- JOB: Drop the pictures and give back word for word the lines from the line holding "Write the D3.js code for this chart." to the line holding "const yMinor = d3.range(-30, -14.99, 0.5);", both included.

------------

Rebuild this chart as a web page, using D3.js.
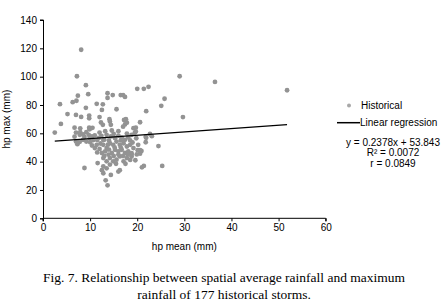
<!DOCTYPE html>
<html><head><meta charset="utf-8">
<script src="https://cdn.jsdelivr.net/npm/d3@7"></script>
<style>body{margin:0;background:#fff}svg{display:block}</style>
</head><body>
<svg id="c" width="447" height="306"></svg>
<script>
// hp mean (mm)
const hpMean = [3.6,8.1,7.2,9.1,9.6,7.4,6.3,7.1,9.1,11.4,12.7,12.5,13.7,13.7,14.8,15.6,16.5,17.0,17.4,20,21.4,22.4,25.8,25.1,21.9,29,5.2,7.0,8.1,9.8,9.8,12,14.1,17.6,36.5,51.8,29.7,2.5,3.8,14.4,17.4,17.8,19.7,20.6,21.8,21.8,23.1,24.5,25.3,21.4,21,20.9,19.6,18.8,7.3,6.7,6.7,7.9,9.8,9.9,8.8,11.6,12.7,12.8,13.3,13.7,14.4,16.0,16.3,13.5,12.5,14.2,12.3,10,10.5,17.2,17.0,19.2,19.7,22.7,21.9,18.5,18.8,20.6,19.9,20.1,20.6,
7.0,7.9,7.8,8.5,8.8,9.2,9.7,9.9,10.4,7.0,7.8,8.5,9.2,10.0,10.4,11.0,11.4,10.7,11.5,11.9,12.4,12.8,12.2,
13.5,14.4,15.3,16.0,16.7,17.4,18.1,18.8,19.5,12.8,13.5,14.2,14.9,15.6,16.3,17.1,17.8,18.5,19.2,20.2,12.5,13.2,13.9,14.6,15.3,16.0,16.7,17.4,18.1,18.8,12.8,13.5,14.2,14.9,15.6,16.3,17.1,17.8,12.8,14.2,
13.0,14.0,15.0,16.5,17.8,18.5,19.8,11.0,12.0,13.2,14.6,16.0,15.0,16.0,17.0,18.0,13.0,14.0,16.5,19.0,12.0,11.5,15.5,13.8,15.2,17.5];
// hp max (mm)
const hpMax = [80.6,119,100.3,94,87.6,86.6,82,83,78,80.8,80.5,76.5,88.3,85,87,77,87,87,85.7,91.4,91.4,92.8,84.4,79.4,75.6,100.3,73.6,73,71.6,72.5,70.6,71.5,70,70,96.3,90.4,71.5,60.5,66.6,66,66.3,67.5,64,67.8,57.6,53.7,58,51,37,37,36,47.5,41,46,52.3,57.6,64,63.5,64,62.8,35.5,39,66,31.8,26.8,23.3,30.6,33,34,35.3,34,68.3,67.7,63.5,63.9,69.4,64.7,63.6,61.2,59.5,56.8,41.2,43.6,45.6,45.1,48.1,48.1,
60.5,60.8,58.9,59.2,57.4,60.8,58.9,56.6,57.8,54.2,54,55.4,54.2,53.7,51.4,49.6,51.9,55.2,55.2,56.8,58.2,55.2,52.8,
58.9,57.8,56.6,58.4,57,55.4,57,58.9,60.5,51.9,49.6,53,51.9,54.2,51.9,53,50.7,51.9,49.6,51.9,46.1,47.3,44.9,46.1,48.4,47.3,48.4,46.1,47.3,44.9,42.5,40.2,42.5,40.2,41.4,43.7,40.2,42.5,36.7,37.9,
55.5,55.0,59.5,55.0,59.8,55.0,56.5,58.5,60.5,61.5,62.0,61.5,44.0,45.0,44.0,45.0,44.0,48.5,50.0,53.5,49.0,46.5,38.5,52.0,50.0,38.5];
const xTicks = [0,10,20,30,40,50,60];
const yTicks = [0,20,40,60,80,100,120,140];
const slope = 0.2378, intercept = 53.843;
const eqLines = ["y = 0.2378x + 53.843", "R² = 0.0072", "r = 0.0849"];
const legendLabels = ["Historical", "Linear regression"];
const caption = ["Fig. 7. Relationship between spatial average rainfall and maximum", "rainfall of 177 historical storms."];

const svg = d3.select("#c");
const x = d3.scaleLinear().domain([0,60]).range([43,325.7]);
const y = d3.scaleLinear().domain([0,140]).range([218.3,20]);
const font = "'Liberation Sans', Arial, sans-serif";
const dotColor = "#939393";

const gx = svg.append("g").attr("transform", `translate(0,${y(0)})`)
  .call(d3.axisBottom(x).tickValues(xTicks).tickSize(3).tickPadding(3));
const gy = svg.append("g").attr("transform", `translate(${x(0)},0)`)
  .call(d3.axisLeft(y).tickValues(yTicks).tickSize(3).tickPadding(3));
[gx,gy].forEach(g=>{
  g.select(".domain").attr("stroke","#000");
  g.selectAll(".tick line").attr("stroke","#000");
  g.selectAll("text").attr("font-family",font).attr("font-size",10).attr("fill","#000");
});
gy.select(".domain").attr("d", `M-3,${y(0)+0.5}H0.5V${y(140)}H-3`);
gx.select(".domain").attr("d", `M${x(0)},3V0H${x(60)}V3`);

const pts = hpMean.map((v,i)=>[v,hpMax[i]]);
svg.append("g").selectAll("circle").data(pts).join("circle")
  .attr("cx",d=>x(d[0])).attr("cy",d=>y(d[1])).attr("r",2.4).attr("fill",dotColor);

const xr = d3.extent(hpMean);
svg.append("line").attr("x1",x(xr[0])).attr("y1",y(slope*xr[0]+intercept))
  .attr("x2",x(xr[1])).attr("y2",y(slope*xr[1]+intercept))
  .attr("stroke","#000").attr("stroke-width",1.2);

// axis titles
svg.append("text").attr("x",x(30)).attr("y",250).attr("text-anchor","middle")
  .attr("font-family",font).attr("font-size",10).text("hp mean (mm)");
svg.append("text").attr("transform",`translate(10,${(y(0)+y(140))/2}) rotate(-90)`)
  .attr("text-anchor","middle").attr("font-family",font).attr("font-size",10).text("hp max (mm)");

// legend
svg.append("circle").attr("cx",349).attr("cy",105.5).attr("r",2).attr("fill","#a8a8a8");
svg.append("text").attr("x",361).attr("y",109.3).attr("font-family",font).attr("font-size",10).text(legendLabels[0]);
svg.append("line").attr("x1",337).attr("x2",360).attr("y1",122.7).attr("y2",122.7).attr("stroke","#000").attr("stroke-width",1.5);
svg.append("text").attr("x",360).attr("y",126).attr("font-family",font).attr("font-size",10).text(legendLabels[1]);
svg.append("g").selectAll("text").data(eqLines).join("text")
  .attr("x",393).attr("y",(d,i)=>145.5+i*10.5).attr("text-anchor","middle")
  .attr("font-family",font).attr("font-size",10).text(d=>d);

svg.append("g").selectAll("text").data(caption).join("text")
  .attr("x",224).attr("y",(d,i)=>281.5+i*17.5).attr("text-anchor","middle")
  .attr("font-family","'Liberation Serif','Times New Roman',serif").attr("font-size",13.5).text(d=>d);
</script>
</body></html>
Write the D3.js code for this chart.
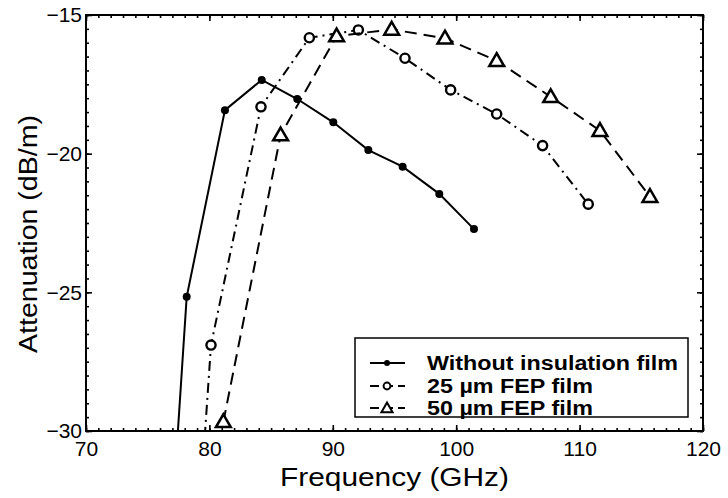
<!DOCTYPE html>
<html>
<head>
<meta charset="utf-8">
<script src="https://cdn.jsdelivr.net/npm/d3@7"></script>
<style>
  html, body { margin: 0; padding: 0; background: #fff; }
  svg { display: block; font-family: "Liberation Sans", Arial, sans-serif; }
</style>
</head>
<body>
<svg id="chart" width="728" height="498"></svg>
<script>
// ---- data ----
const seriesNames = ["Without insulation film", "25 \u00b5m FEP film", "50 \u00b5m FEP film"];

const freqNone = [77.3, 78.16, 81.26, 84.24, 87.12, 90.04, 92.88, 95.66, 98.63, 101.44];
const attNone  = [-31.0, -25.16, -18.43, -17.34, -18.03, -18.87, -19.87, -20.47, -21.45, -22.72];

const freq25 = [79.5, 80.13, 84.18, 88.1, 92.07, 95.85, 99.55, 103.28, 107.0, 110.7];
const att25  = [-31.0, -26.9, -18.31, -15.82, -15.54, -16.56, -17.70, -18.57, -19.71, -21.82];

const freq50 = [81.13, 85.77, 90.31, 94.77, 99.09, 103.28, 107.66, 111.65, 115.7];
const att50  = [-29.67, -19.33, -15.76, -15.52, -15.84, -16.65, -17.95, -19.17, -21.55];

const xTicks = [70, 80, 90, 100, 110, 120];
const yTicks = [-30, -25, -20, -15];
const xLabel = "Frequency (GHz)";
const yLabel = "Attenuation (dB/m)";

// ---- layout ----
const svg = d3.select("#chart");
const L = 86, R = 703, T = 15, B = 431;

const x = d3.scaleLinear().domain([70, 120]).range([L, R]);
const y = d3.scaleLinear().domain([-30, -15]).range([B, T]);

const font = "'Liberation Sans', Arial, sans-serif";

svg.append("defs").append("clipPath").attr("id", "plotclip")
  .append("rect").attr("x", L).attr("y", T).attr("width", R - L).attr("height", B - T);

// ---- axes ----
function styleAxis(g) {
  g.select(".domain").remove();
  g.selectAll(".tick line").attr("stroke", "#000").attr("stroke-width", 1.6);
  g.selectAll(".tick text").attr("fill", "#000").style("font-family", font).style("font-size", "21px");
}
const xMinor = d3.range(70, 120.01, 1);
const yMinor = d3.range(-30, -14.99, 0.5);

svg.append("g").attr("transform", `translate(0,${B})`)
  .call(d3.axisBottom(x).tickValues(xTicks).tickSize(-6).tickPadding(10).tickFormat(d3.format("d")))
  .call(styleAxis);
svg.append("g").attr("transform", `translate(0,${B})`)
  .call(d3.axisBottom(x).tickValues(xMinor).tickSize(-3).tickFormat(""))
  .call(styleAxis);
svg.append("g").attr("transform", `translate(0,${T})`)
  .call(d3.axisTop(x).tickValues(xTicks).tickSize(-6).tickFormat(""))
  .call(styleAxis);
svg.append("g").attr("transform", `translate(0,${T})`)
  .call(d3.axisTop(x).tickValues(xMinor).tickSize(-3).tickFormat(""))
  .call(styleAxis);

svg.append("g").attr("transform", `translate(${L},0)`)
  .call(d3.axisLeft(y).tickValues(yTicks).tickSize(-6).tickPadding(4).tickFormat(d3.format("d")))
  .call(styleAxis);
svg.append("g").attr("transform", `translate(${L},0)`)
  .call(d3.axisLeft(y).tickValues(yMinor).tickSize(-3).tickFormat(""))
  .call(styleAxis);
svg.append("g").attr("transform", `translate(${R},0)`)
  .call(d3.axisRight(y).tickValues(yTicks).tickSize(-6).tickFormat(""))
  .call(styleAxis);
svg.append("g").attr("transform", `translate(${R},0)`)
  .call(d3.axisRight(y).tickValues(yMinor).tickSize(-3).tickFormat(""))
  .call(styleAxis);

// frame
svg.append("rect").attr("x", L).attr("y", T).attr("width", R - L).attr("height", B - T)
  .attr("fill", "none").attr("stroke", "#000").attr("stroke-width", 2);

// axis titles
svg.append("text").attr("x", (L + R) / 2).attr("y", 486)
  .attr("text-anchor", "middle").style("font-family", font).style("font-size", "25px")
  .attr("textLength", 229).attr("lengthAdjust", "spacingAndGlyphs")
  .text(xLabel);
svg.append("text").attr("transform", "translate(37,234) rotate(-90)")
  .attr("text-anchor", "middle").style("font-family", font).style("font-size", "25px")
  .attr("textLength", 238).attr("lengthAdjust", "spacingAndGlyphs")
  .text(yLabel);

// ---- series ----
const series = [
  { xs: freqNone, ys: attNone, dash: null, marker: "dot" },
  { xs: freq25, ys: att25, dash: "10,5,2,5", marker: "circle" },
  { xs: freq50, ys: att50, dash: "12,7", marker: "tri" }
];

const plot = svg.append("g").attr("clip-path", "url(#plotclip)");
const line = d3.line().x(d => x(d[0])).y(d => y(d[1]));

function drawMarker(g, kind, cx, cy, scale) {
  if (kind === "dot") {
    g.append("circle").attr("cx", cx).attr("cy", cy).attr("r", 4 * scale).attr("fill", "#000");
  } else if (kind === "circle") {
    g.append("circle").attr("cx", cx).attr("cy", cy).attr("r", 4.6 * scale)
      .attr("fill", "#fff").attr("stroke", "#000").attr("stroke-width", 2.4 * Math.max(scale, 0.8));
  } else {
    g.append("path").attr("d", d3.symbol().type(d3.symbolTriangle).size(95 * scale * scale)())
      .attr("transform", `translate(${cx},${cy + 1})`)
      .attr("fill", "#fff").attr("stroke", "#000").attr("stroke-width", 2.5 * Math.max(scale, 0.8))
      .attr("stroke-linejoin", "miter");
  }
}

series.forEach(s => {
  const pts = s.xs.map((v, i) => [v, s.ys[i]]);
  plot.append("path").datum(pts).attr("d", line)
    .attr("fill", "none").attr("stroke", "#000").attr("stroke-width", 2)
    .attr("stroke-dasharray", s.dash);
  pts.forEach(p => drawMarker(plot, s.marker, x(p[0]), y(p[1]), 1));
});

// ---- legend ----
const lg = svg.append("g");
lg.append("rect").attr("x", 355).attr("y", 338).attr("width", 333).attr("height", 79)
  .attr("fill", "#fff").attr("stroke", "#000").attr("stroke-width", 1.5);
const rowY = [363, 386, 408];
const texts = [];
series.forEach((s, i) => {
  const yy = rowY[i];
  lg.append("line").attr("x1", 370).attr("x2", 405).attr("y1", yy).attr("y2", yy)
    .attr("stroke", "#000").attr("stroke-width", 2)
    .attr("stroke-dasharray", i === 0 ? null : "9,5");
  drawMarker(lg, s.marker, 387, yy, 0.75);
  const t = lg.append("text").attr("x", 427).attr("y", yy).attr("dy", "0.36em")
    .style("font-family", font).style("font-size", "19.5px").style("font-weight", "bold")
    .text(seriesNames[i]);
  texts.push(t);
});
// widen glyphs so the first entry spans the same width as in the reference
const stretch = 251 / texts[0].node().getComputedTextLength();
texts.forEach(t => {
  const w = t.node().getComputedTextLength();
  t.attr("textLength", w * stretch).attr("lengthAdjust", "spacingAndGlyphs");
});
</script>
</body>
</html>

------------

- SOLVED PROBLEM:
Write the D3.js code for this chart.
<!DOCTYPE html>
<html>
<head>
<meta charset="utf-8">
<script src="https://cdn.jsdelivr.net/npm/d3@7"></script>
<style>
  html, body { margin: 0; padding: 0; background: #fff; }
  svg { display: block; font-family: "Liberation Sans", Arial, sans-serif; }
</style>
</head>
<body>
<svg id="chart" width="728" height="498"></svg>
<script>
// ---- data ----
const seriesNames = ["Without insulation film", "25 \u00b5m FEP film", "50 \u00b5m FEP film"];

const freqNone = [77.3, 78.16, 81.26, 84.24, 87.12, 90.04, 92.88, 95.66, 98.63, 101.44];
const attNone  = [-31.0, -25.16, -18.43, -17.34, -18.03, -18.87, -19.87, -20.47, -21.45, -22.72];

const freq25 = [79.5, 80.13, 84.18, 88.1, 92.07, 95.85, 99.55, 103.28, 107.0, 110.7];
const att25  = [-31.0, -26.9, -18.31, -15.82, -15.54, -16.56, -17.70, -18.57, -19.71, -21.82];

const freq50 = [81.13, 85.77, 90.31, 94.77, 99.09, 103.28, 107.66, 111.65, 115.7];
const att50  = [-29.67, -19.33, -15.76, -15.52, -15.84, -16.65, -17.95, -19.17, -21.55];

const xTicks = [70, 80, 90, 100, 110, 120];
const yTicks = [-30, -25, -20, -15];
const xLabel = "Frequency (GHz)";
const yLabel = "Attenuation (dB/m)";

// ---- layout ----
const svg = d3.select("#chart");
const L = 86, R = 703, T = 15, B = 431;

const x = d3.scaleLinear().domain([70, 120]).range([L, R]);
const y = d3.scaleLinear().domain([-30, -15]).range([B, T]);

const font = "'Liberation Sans', Arial, sans-serif";

svg.append("defs").append("clipPath").attr("id", "plotclip")
  .append("rect").attr("x", L).attr("y", T).attr("width", R - L).attr("height", B - T);

// ---- axes ----
function styleAxis(g) {
  g.select(".domain").remove();
  g.selectAll(".tick line").attr("stroke", "#000").attr("stroke-width", 1.6);
  g.selectAll(".tick text").attr("fill", "#000").style("font-family", font).style("font-size", "21px");
}
const xMinor = d3.range(70, 120.01, 1);
const yMinor = d3.range(-30, -14.99, 0.5);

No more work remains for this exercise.